Historian J.P. Daughton said that like elsewhere in the world, immigration often becomes a contentious issue in Europe in times of economic difficulties.
"High unemployment and painful austerity measures in many parts of Europe have led extremist parties to blame immigrants for taking jobs and sapping already limited social programs," he said.
Anti-immigration rhetoric plays particularly well in EU elections, Daughton said. "Extremist parties portray European integration as a threat not only to national sovereignty, but also to national identity.
Edelstein, Alduy and Daughton are all Faculty Affiliates of The Europe Center.

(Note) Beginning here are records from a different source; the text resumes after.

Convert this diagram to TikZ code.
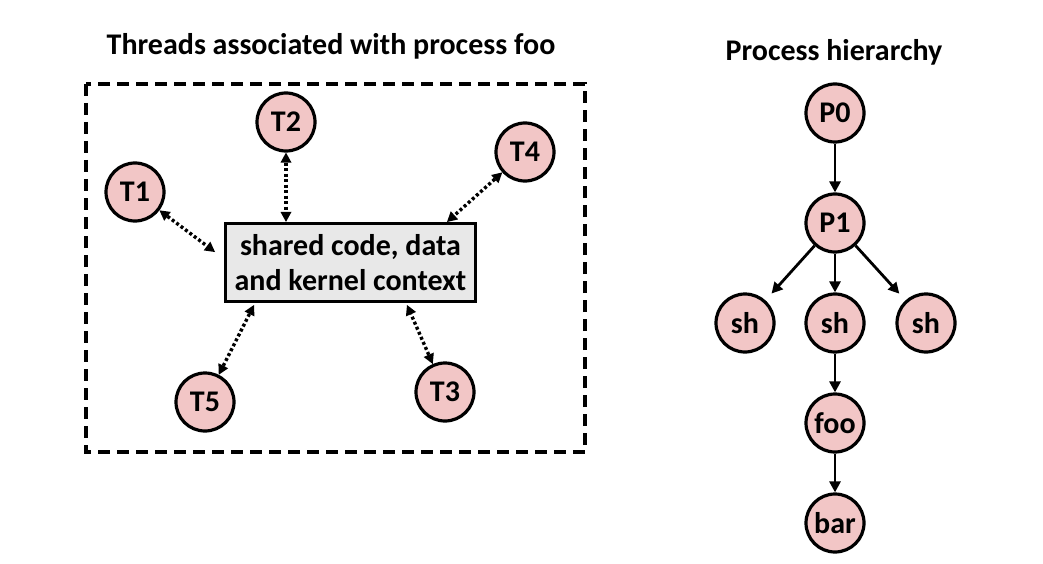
\documentclass[tikz,border=0pt]{standalone}
\usepackage{fontspec}
\setmainfont{Carlito}
\usetikzlibrary{arrows.meta}
\definecolor{pinkfill}{HTML}{F2C6C6}
\definecolor{boxfill}{HTML}{E8E8E8}
\tikzset{
  proc/.style={circle, draw=black, line width=3.2pt, fill=pinkfill, minimum size=58pt, inner sep=0pt, font=\fontsize{30}{34}\selectfont\bfseries},
  shared/.style={rectangle, draw=black, line width=3.2pt, fill=boxfill, minimum width=250pt, minimum height=78pt, align=center, font=\fontsize{30}{35}\selectfont\bfseries},
  darrow/.style={line width=3.4pt, dash pattern=on 3pt off 2.5pt, {Triangle[length=10pt,width=11pt,line width=0pt]}-{Triangle[length=10pt,width=11pt,line width=0pt]}},
  sarrow/.style={line width=2.8pt, -{Triangle[length=11pt,width=11pt]}},
  title/.style={font=\fontsize{30}{34}\selectfont\bfseries},
}
\begin{document}
\begin{tikzpicture}[x=1pt,y=-1pt]
\useasboundingbox (0,0) rectangle (1043,564);
% titles
\node[title] (ttl1) at (331,46) {Threads associated with process foo};
\node[title] (ttl2) at (834,52) {Process hierarchy};
% dashed frame
\draw[line width=3.2pt, dash pattern=on 12pt off 7pt] (86,84) rectangle (585,452);
% threads
\node[shared] (sh) at (350.5,262.5) {shared code, data\\and kernel context};
\node[proc] (T1) at (135,192) {T1};
\node[proc] (T2) at (286,122) {T2};
\node[proc] (T4) at (525,152) {T4};
\node[proc] (T5) at (205,402) {T5};
\node[proc] (T3) at (445,392) {T3};
\coordinate (c1) at (215,252);
\coordinate (c5) at (254,305);
\coordinate (c3) at (407,305);
\coordinate (c4) at (447,222);
\draw[darrow] (T1) -- (c1);
\draw[darrow] (T2) -- (T2 |- sh.north);
\draw[darrow] (T4) -- (c4);
\draw[darrow] (T5) -- (c5);
\draw[darrow] (T3) -- (c3);
% hierarchy
\node[proc] (P0) at (835,113) {P0};
\node[proc] (P1) at (835,223) {P1};
\node[proc] (shL) at (745,323) {sh};
\node[proc] (shM) at (835,323) {sh};
\node[proc] (shR) at (926,323) {sh};
\node[proc] (foo) at (835,423) {foo};
\node[proc] (bar) at (835,523) {bar};
\draw[sarrow] (P0) -- (P1);
\draw[sarrow, shorten >=9pt] (P1) -- (shL);
\draw[sarrow] (P1) -- (shM);
\draw[sarrow, shorten >=9pt] (P1) -- (shR);
\draw[sarrow] (shM) -- (foo);
\draw[sarrow] (foo) -- (bar);
\end{tikzpicture}
\end{document}
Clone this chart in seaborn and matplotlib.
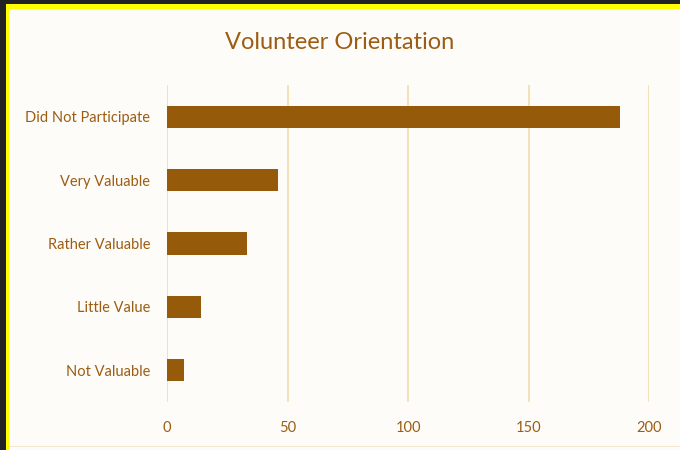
import matplotlib
matplotlib.use("Agg")
import matplotlib.pyplot as plt
from matplotlib.patches import Rectangle
import pandas as pd
import seaborn as sns

# data
categories = ["Did Not Participate", "Very Valuable", "Rather Valuable", "Little Value", "Not Valuable"]
counts = [188, 46, 33, 14, 7]
x_ticks = [0, 50, 100, 150, 200]

BAR = "#955B0A"
TEXT = "#9C5D12"
GRID = "#F0D9A6"
BG = "#FEFCF9"

sns.set_theme(style="white")
plt.rcParams["font.family"] = ["Lato", "DejaVu Sans"]

df = pd.DataFrame({"category": categories, "count": counts})

fig = plt.figure(figsize=(6.8, 4.5), dpi=100)
fig.patch.set_facecolor(BG)
ax = fig.add_axes([0.2456, 0.1067, 0.709, 0.704])
ax.set_facecolor(BG)

sns.barplot(data=df, x="count", y="category", order=categories, color=BAR,
            width=0.35, saturation=1, linewidth=0, ax=ax)

ax.set_xlim(0, 200)
ax.set_ylim(4.5, -0.5)
ax.set_xticks(x_ticks)
ax.set_xticklabels([str(t) for t in x_ticks])
ax.set_xlabel("")
ax.set_ylabel("")

# vertical gridlines like Excel
for t in x_ticks:
    ax.axvline(t, color=GRID, lw=1.1, zorder=0)
for s in ax.spines.values():
    s.set_visible(False)
ax.tick_params(axis="both", length=0, colors=TEXT, labelsize=10.5)
ax.tick_params(axis="x", pad=14)
ax.tick_params(axis="y", pad=12)

fig.text(0.5, 0.905, "Volunteer Orientation", ha="center", va="center",
         fontsize=17, color=TEXT)

# screenshot frame: dark edge then yellow strip, top and left only
W, H = 680.0, 450.0
def strip(x, y, w, h, c):
    fig.patches.append(Rectangle((x / W, 1 - (y + h) / H), w / W, h / H,
                                 transform=fig.transFigure, facecolor=c,
                                 edgecolor="none", zorder=10))

strip(0, 0, W, 4, "#222222")
strip(0, 4, W, 5, "#FFFF00")
strip(0, 0, 6, H, "#222222")
strip(6, 4, 3, H - 4, "#FFFF00")
strip(9, 446, W - 9, 1, "#F3E6CF")

fig.savefig("out.png", dpi=100, facecolor=fig.get_facecolor())
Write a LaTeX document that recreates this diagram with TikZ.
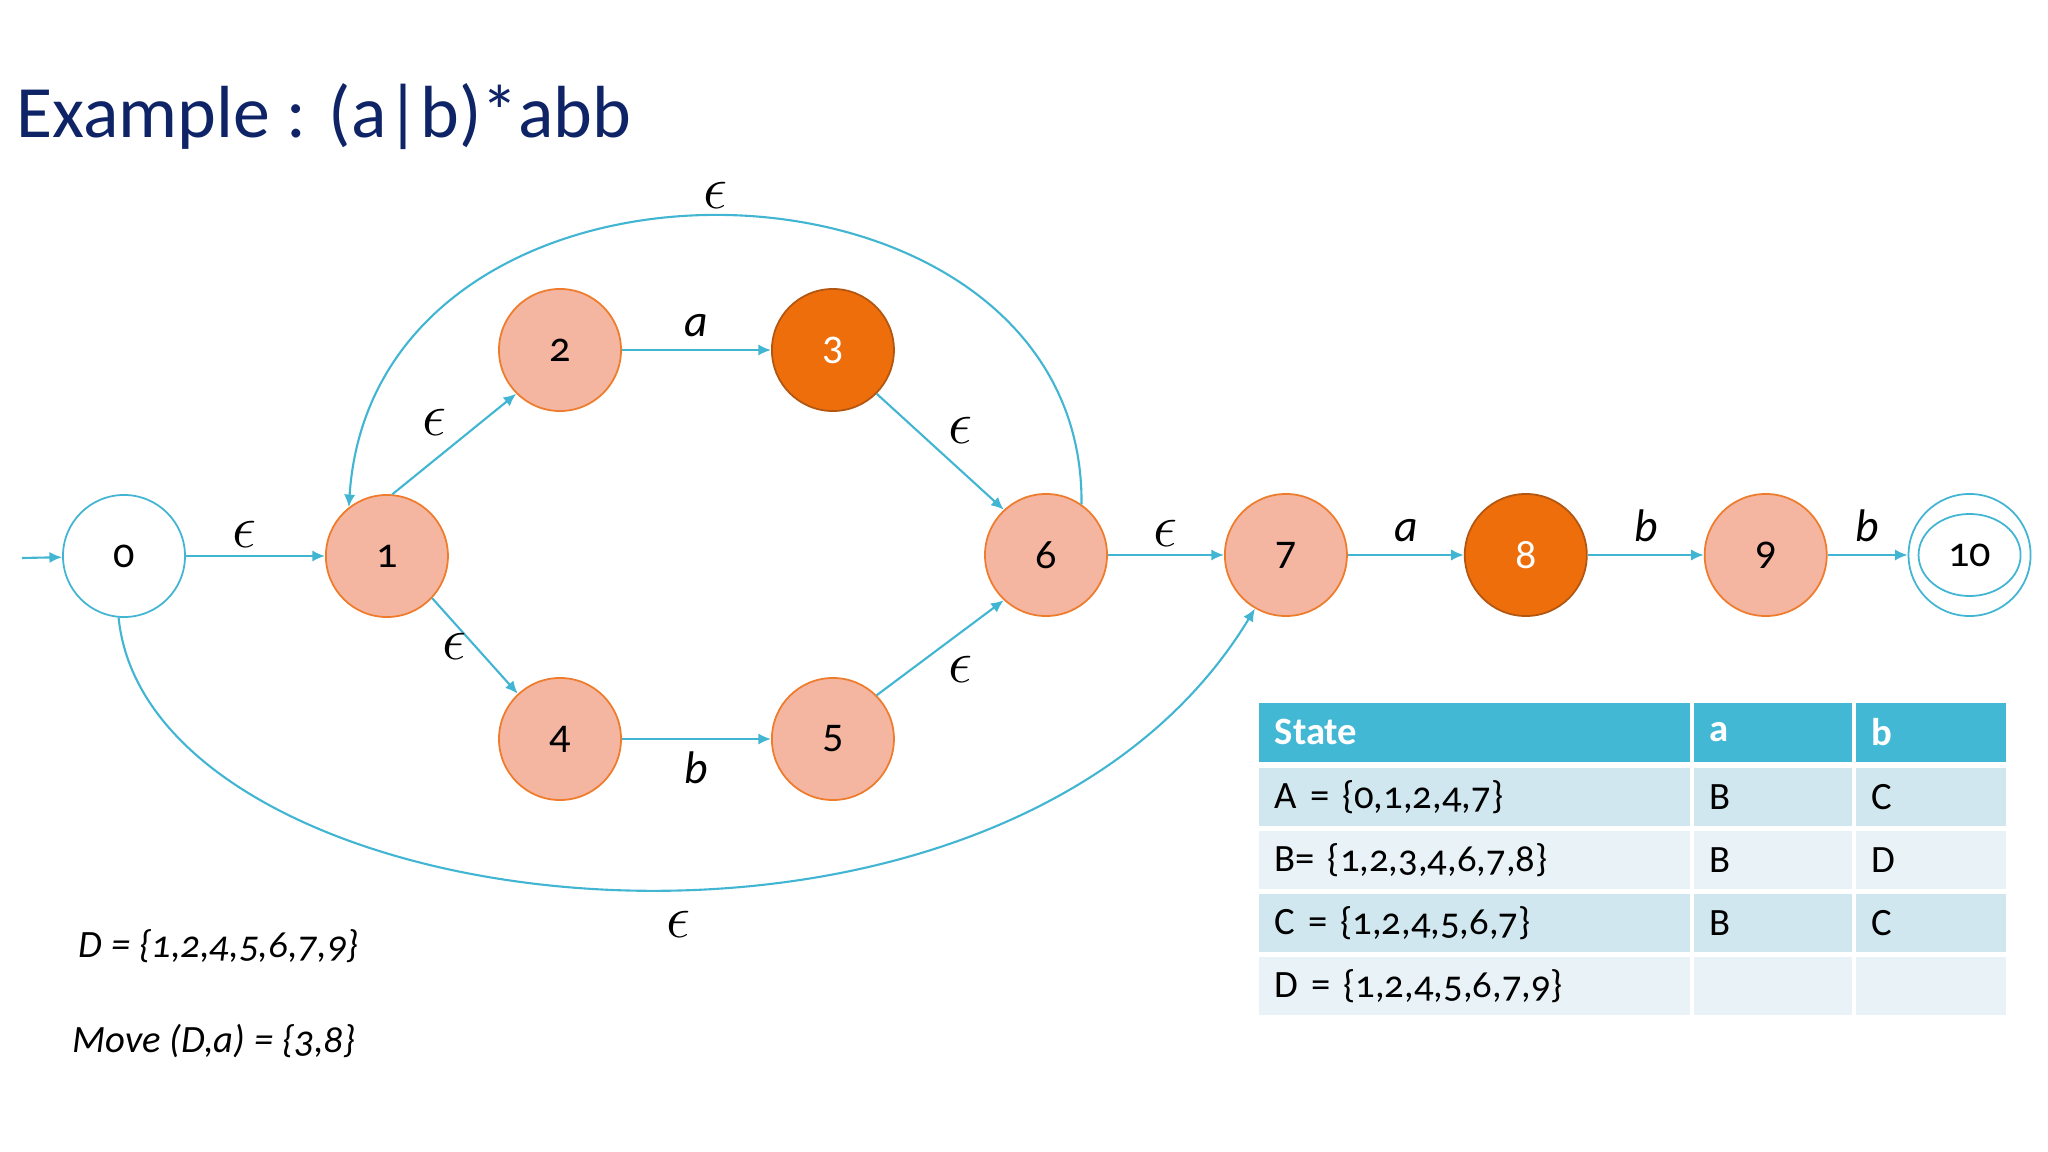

Russell A. Berman, a professor of German studies and comparative literature, said many Europeans perceive the EU as "somehow impenetrable, far from the civic politics of the nation states."
As a result, people resent regulations issued by an "intangible bureaucracy," and have come to believe that the European Parliament has not grappled with major issues such as mustering a coherent foreign policy voice, he said.
"The EU can be great on details but pretty weak on the big picture," said Berman, who is the Walter A. Haas Professor in the Humanities, Senior Fellow at the Hoover Institution, and Faculty Affiliate of The Europe Center. "It is this discrepancy that feeds the dissatisfaction."
Yet he points out that the extremist vote surged in only 14 nations of the EU – in the other 14, there was "negligible extremism," as he describes it.
"We're a long way from talking about a fatal blow, but the vote is indeed a wake-up call to the centrists that they have to make a better case for Europe," Berman said.